The upsurge of climate activism produced a new configuration of political forces, superseding relatively uncritical climate action approaches on an international level. This upsurge was disrupted by the global financial crisis in late 2008, and cut short by the following recession, but was still hugely significant. Many of the visions, strategies and tactics that were developed during this period had powerful generative potential. The 'climate justice' alternatives that emerged at this time have reframed the way climate change is understood, and approached, highlighting the collective power of climate activists. These advances are critical for when climate is forced back onto the political agenda by the accelerating climate crisis, and by the on-going failures of climate policy. This book analyses this new climate politics as a response to the marginalisation of environmental NGOs, and their incorporation into a failing policy framework.
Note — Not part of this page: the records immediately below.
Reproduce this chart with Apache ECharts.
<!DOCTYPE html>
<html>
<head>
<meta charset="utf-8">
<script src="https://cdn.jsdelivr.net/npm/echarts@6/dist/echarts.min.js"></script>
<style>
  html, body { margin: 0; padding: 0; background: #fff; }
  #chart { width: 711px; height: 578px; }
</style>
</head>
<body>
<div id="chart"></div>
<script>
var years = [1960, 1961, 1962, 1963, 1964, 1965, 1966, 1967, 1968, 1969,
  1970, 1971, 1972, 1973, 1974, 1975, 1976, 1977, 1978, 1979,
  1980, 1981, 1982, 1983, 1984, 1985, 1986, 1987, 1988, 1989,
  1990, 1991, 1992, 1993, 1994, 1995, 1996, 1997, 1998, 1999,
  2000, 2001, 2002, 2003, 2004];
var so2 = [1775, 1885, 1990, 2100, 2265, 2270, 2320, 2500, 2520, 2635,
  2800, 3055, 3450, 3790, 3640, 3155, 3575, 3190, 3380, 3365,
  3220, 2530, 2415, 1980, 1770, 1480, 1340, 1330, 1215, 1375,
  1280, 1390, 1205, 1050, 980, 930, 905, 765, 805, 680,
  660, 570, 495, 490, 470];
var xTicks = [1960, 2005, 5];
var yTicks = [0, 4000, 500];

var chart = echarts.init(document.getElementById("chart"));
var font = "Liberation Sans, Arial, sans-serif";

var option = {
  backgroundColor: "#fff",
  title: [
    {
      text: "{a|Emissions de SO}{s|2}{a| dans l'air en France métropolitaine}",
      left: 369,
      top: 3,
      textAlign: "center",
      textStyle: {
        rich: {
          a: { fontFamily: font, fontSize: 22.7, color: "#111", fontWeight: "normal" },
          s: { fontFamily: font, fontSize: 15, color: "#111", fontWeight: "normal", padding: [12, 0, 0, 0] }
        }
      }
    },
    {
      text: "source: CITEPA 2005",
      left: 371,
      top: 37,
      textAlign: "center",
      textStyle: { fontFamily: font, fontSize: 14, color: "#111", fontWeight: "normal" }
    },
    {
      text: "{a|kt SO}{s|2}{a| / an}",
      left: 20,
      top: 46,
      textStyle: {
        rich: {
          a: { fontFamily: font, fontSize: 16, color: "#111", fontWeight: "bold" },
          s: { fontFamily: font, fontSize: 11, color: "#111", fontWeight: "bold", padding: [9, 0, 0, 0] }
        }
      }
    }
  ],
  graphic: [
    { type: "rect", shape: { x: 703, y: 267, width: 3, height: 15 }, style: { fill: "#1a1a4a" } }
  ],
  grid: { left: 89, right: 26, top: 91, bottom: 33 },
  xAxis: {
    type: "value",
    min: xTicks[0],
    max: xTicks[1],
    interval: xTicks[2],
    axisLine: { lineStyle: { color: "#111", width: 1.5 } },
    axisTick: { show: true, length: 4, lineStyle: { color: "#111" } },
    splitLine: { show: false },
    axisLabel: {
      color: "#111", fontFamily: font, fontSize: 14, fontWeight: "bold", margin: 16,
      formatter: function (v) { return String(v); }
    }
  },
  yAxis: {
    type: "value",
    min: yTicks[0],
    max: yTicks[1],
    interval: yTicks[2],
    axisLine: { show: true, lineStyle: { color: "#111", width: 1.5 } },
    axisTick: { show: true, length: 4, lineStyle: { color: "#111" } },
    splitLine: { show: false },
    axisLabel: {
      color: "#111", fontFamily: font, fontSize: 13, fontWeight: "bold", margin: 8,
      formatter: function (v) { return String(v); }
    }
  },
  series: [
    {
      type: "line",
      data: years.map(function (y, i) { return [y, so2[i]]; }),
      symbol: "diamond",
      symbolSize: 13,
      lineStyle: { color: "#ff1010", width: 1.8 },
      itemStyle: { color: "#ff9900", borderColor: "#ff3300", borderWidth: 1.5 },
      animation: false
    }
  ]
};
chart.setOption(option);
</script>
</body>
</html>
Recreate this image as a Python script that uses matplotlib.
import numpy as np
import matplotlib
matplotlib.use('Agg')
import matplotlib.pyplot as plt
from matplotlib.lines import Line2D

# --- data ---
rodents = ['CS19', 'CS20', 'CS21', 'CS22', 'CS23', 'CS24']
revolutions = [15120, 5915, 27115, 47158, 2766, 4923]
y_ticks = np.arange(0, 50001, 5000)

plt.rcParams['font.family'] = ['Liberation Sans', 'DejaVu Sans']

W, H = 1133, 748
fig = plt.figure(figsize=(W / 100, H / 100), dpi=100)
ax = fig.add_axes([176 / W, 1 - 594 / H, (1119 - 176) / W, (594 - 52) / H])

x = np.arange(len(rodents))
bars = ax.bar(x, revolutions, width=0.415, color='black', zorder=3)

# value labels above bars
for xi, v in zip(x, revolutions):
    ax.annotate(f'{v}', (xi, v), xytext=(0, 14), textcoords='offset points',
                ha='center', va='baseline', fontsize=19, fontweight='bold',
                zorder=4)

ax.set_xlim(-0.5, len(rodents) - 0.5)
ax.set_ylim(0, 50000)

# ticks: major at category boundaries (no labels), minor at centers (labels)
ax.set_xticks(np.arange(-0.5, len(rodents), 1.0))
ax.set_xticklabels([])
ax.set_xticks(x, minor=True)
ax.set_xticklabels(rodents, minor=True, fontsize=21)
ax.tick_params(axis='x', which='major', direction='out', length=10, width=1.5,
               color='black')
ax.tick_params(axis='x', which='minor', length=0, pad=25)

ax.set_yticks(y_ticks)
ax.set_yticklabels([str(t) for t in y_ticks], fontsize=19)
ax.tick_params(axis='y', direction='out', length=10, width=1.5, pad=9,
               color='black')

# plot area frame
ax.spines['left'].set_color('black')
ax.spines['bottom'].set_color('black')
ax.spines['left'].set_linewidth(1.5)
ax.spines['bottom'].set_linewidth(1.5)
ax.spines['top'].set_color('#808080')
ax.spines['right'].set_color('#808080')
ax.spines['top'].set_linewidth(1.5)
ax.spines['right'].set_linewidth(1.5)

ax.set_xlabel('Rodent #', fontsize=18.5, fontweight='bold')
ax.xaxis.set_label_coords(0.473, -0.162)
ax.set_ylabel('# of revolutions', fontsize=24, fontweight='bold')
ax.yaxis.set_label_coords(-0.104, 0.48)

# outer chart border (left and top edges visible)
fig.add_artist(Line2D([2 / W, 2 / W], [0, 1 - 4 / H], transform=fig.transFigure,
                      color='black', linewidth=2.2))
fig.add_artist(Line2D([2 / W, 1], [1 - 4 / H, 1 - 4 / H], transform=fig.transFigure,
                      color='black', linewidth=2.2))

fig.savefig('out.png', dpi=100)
In developing its examination of the climate action upsurge, the book focuses on individual activists involved in direct action 'Climate Camps' in Australia, while drawing comparisons and highlighting links with climate campaigns in other locales. In outlining key dimensions in the build-up to mobilisations, and during them, the book draws out the distinctively personal transformative processes through discussion of the perspectives of activists as they engaged in the emergent movement. The accounts are set in the Australian context while necessarily reflective of, and embedded in, the wider international context of climate policy negotiations. The book should be of interest to scholars and researchers in climate change, environmental sociology, politics, policy and activism.